After a fast diagonal walk over a farmer’s field, I eventually find a small sign to Biff’s village and in less than half an hour, we are back.

‘I’d better take a compass next time,’ I say, relieved, not just to be back in the warm kitchen but to be returning one small black terrier intact.

comments (6)

1. Posted by Miss Choo on March 7, 2008 10:49 PM

Yes, never a good idea to approach a man in a forest with a chain saw.

2. Posted by Dave B on March 8, 2008 10:51 PM

something tells me you wouldn't know what to do with a compass

3. Posted by Sophie on March 10, 2008 4:28 PM

Scary!
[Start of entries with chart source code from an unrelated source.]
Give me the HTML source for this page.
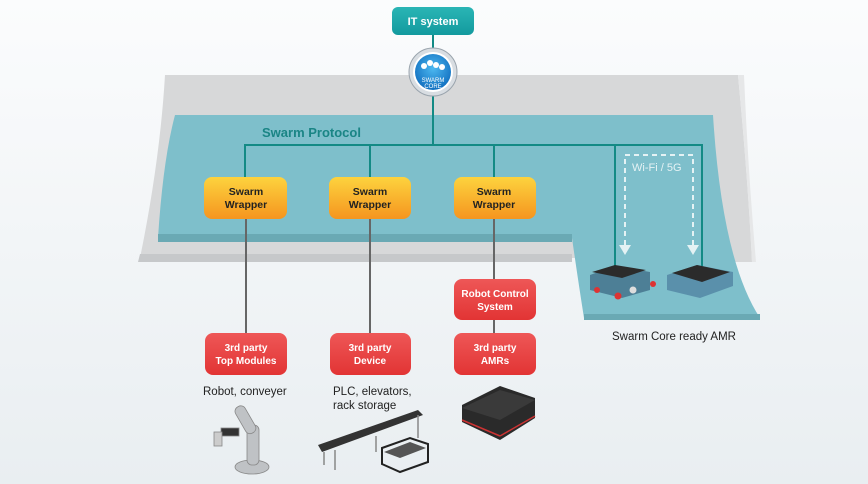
<!DOCTYPE html>
<html><head><meta charset="utf-8"><style>
html,body{margin:0;padding:0;background:#f2f5f7;}
svg{display:block;font-family:"Liberation Sans",sans-serif;}
</style></head><body>
<svg width="868" height="484" viewBox="0 0 868 484" xmlns="http://www.w3.org/2000/svg">
<defs>
<linearGradient id="bg" x1="0" y1="0" x2="0" y2="1"><stop offset="0" stop-color="#fbfcfd"/><stop offset="1" stop-color="#e9eef1"/></linearGradient>
<linearGradient id="org" x1="0" y1="0" x2="0" y2="1"><stop offset="0" stop-color="#fdd33e"/><stop offset="1" stop-color="#f5951f"/></linearGradient>
<linearGradient id="red" x1="0" y1="0" x2="0" y2="1"><stop offset="0" stop-color="#ee5757"/><stop offset="1" stop-color="#e23434"/></linearGradient>
<linearGradient id="tl" x1="0" y1="0" x2="0" y2="1"><stop offset="0" stop-color="#2ab5b5"/><stop offset="1" stop-color="#139a9e"/></linearGradient>
<radialGradient id="core" cx="0.5" cy="0.4" r="0.6"><stop offset="0" stop-color="#4cb8f0"/><stop offset="1" stop-color="#1270c0"/></radialGradient>
</defs>
<rect width="868" height="484" fill="url(#bg)"/>
<path d="M165 75 L738 75 Q748 180 752 262 L585 262 L585 258 L140 258 Q160 160 165 75Z" fill="#d7d8d9"/>
<path d="M140 254 L572 254 L572 262 L138 262Z" fill="#c6c8ca"/>
<path d="M738 75 Q748 180 752 262 L756 262 Q748 170 744 75Z" fill="#e6e7e8"/>
<path d="M175 115 L713 115 Q722 260 760 318 L584 318 Q578 280 572 238 L158 238 Q163 160 175 115Z" fill="#7ebfcb"/>
<path d="M158 234 L572 234 L572 242 L158 242Z" fill="#6aa9b4"/>
<path d="M584 314 L760 314 L760 320 L584 320Z" fill="#6aa9b4"/>
<text x="262" y="137" font-size="13" font-weight="bold" fill="#1a8585">Swarm Protocol</text>
<g stroke="#138a85" stroke-width="2" fill="none">
<line x1="433" y1="34" x2="433" y2="145"/>
<polyline points="245,178 245,145 702,145 702,270"/>
<line x1="370" y1="145" x2="370" y2="178"/>
<line x1="494" y1="145" x2="494" y2="178"/>
<line x1="615" y1="145" x2="615" y2="270"/>
</g>
<g stroke="#666" stroke-width="2">
<line x1="246" y1="219" x2="246" y2="333"/>
<line x1="370" y1="219" x2="370" y2="333"/>
<line x1="494" y1="219" x2="494" y2="280"/>
<line x1="494" y1="320" x2="494" y2="333"/>
</g>
<g stroke="#e4f2f4" stroke-width="2" stroke-dasharray="5,4" fill="none">
<polyline points="625,245 625,155 693,155 693,245"/>
</g>
<polygon points="619,245 631,245 625,255" fill="#e4f2f4"/>
<polygon points="687,245 699,245 693,255" fill="#e4f2f4"/>
<text x="632" y="171" font-size="11" fill="#e4f2f4">Wi-Fi / 5G</text>
<rect x="392" y="7" width="82" height="28" rx="6" fill="url(#tl)"/>
<text x="433" y="25" font-size="11" font-weight="bold" fill="#fff" text-anchor="middle">IT system</text>
<circle cx="433" cy="72" r="24" fill="#d8dde2" stroke="#9aa4ad" stroke-width="1"/>
<circle cx="433" cy="72" r="20" fill="#fff"/>
<circle cx="433" cy="72" r="18" fill="url(#core)"/>
<g fill="#fff"><circle cx="424" cy="66" r="3"/><circle cx="430" cy="63" r="3"/><circle cx="436" cy="65" r="3"/><circle cx="442" cy="67" r="3"/></g>
<text x="433" y="82" font-size="6" fill="#fff" text-anchor="middle">SWARM</text>
<text x="433" y="88" font-size="6" fill="#fff" text-anchor="middle">CORE</text>
<g font-size="10.5" font-weight="bold" fill="#222" text-anchor="middle">
<rect x="204" y="177" width="83" height="42" rx="8" fill="url(#org)"/>
<text x="246" y="195">Swarm</text><text x="246" y="208">Wrapper</text>
<rect x="329" y="177" width="82" height="42" rx="8" fill="url(#org)"/>
<text x="370" y="195">Swarm</text><text x="370" y="208">Wrapper</text>
<rect x="454" y="177" width="82" height="42" rx="8" fill="url(#org)"/>
<text x="494" y="195">Swarm</text><text x="494" y="208">Wrapper</text>
</g>
<g font-size="10" font-weight="bold" fill="#fff" text-anchor="middle">
<rect x="205" y="333" width="82" height="42" rx="8" fill="url(#red)"/>
<text x="246" y="351">3rd party</text><text x="246" y="364">Top Modules</text>
<rect x="330" y="333" width="81" height="42" rx="8" fill="url(#red)"/>
<text x="370" y="351">3rd party</text><text x="370" y="364">Device</text>
<rect x="454" y="333" width="82" height="42" rx="8" fill="url(#red)"/>
<text x="495" y="351">3rd party</text><text x="495" y="364">AMRs</text>
<rect x="454" y="279" width="82" height="41" rx="8" fill="url(#red)"/>
<text x="495" y="297">Robot Control</text><text x="495" y="310">System</text>
</g>
<g font-size="11.5" fill="#222">
<text x="203" y="395">Robot, conveyer</text>
<text x="333" y="395">PLC, elevators,</text>
<text x="333" y="409">rack storage</text>
<text x="612" y="340">Swarm Core ready AMR</text>
</g>
<g>
<path d="M590 275 L615 266 L650 272 L650 290 L622 298 L590 290Z" fill="#4d7f96"/>
<path d="M592 272 L615 265 L646 270 L622 278Z" fill="#2b2b2b"/>
<circle cx="597" cy="290" r="3" fill="#d33"/><circle cx="618" cy="296" r="3.5" fill="#d33"/><circle cx="633" cy="290" r="3.5" fill="#ddd"/><circle cx="653" cy="284" r="3" fill="#d33"/>
<path d="M667 275 L697 265 L733 272 L733 286 L700 298 L667 290Z" fill="#5a90ab"/>
<path d="M672 273 L697 265 L730 272 L702 282Z" fill="#2b2b2b"/>
</g>
<path d="M462 405 L500 386 L535 398 L535 418 L500 440 L462 422Z" fill="#2a2a2a"/>
<path d="M462 408 L500 390 L535 400 L500 420Z" fill="#3a3a3a"/>
<line x1="462" y1="420" x2="500" y2="436" stroke="#c33" stroke-width="1.5"/>
<line x1="500" y1="436" x2="535" y2="416" stroke="#c33" stroke-width="1.5"/>
<g fill="#bfc2c5" stroke="#888" stroke-width="0.8">
<ellipse cx="252" cy="467" rx="17" ry="7"/>
<rect x="247" y="425" width="12" height="40" rx="5"/>
<rect x="240" y="405" width="11" height="30" rx="5" transform="rotate(-30 245 420)"/>
<rect x="221" y="428" width="18" height="8" fill="#333"/>
<rect x="214" y="432" width="8" height="14" fill="#ccc"/>
</g>
<path d="M318 445 L418 410 L423 415 L322 452Z" fill="#333"/>
<g stroke="#888" stroke-width="1.5"><line x1="324" y1="452" x2="324" y2="465"/><line x1="335" y1="450" x2="335" y2="470"/><line x1="376" y1="436" x2="376" y2="452"/><line x1="418" y1="415" x2="418" y2="438"/></g>
<path d="M382 448 L410 438 L428 444 L428 462 L400 472 L382 464Z" fill="none" stroke="#222" stroke-width="2"/>
<path d="M384 452 L410 442 L426 448 L400 458Z" fill="#555"/>
</svg>
</body></html>
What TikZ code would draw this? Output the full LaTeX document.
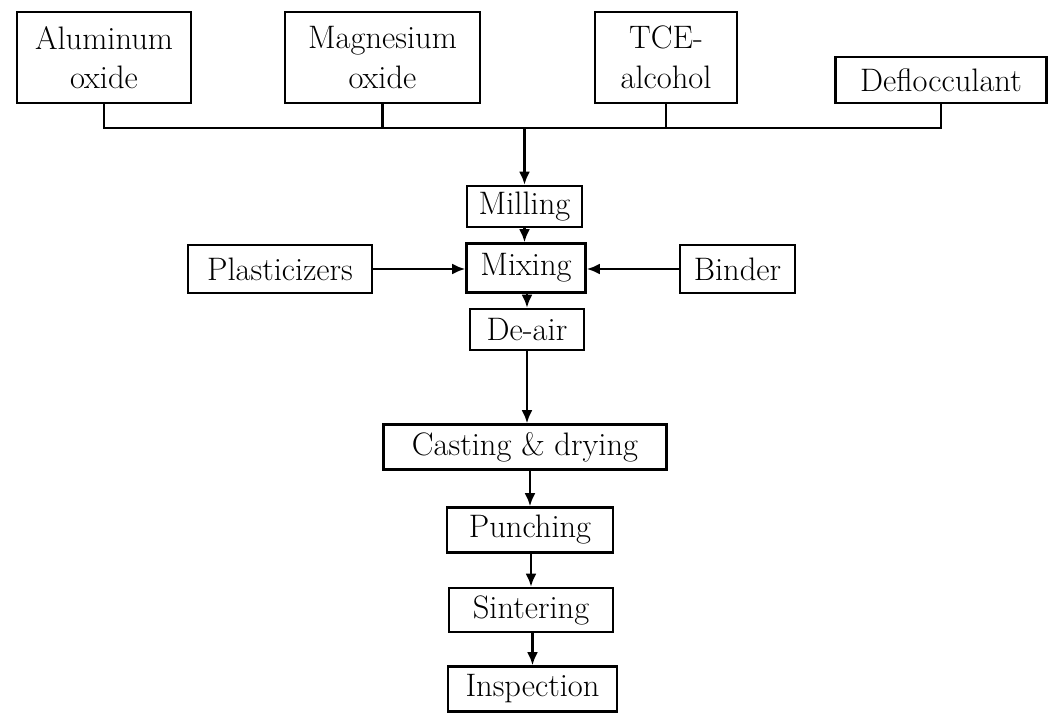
\documentclass[tikz,border=0pt]{standalone}
\usepackage{amsmath,amssymb}
\usepackage{tikz}
\usetikzlibrary{arrows.meta}

\begin{document}
\begin{tikzpicture}[
  box/.style={draw, line width=1.5pt, inner sep=1pt, align=center,
    font=\fontsize{18.5}{22.5}\selectfont},
  feed/.style={line width=1.4pt},
  flow/.style={line width=1.4pt, -{Latex[length=2.6mm,width=2.2mm]}}]
\useasboundingbox (0,0) rectangle (21,-14.26);
% raw materials
\node[box, minimum width=3.48cm, minimum height=1.82cm] (alu) at (2.08,-1.15) {Aluminum\\oxide};
\node[box, minimum width=3.9cm, minimum height=1.82cm] (mag) at (7.65,-1.15) {Magnesium\\oxide};
\node[box, minimum width=2.84cm, minimum height=1.82cm] (tce) at (13.32,-1.15) {TCE-\\alcohol};
\node[box, minimum width=4.22cm, minimum height=0.92cm] (defl) at (18.82,-1.6) {Deflocculant};
\coordinate (hub) at (10.49,-2.56);
% process chain
\node[box, minimum width=2.3cm, minimum height=0.82cm] (milling) at (10.49,-4.13) {Milling};
\node[box, minimum width=2.38cm, minimum height=0.98cm] (mixing) at (10.52,-5.36) {Mixing};
\node[box, minimum width=3.68cm, minimum height=0.96cm] (plast) at (5.6,-5.38) {Plasticizers};
\node[box, minimum width=2.3cm, minimum height=0.96cm] (binder) at (14.75,-5.38) {Binder};
\node[box, minimum width=2.28cm, minimum height=0.82cm] (deair) at (10.54,-6.59) {De-air};
\node[box, minimum width=5.66cm, minimum height=0.9cm] (casting) at (10.5,-8.94) {Casting \& drying};
\node[box, minimum width=3.32cm, minimum height=0.9cm] (punching) at (10.6,-10.6) {Punching};
\node[box, minimum width=3.28cm, minimum height=0.88cm] (sintering) at (10.62,-12.2) {Sintering};
\node[box, minimum width=3.38cm, minimum height=0.9cm] (inspection) at (10.65,-13.78) {Inspection};
% connectors
\draw[feed] (alu.south) |- (hub) -| (defl.south);
\draw[feed] (mag.south) -- (mag.south |- hub);
\draw[feed] (tce.south) -- (tce.south |- hub);
\draw[flow] (hub) -- (milling.north);
\draw[flow] (milling.south) -- (milling.south |- mixing.north);
\draw[flow] (plast.east) -- (plast.east -| mixing.west);
\draw[flow] (binder.west) -- (binder.west -| mixing.east);
\draw[flow] (deair.north |- mixing.south) -- (deair.north);
\draw[flow] (deair.south) -- (deair.south |- casting.north);
\draw[flow] (punching.north |- casting.south) -- (punching.north);
\draw[flow] (sintering.north |- punching.south) -- (sintering.north);
\draw[flow] (inspection.north |- sintering.south) -- (inspection.north);
\end{tikzpicture}
\end{document}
Do they have a Time Out Guide to French Countryside walks? Or Time Out Guide to shooing away liver-spotted dogs? Have been on a few group country walks myself lately, guide in hand - but not the same without your leadership! (I still remember stopping at that one pub for lunch and being told -- despite tables being free -- 'I'm sorry, we don't have enough food for you')

4. Posted by pierre l on March 13, 2008 10:45 PM

I am not sure that this dog-borrowing is good for you. On the other hand, I do enjoy reading about your adventures.

5. Posted by Salamander on March 14, 2008 11:30 AM

Yikes! Sounds like there are some seriously scary dogs lurking in the depths of the French countryside.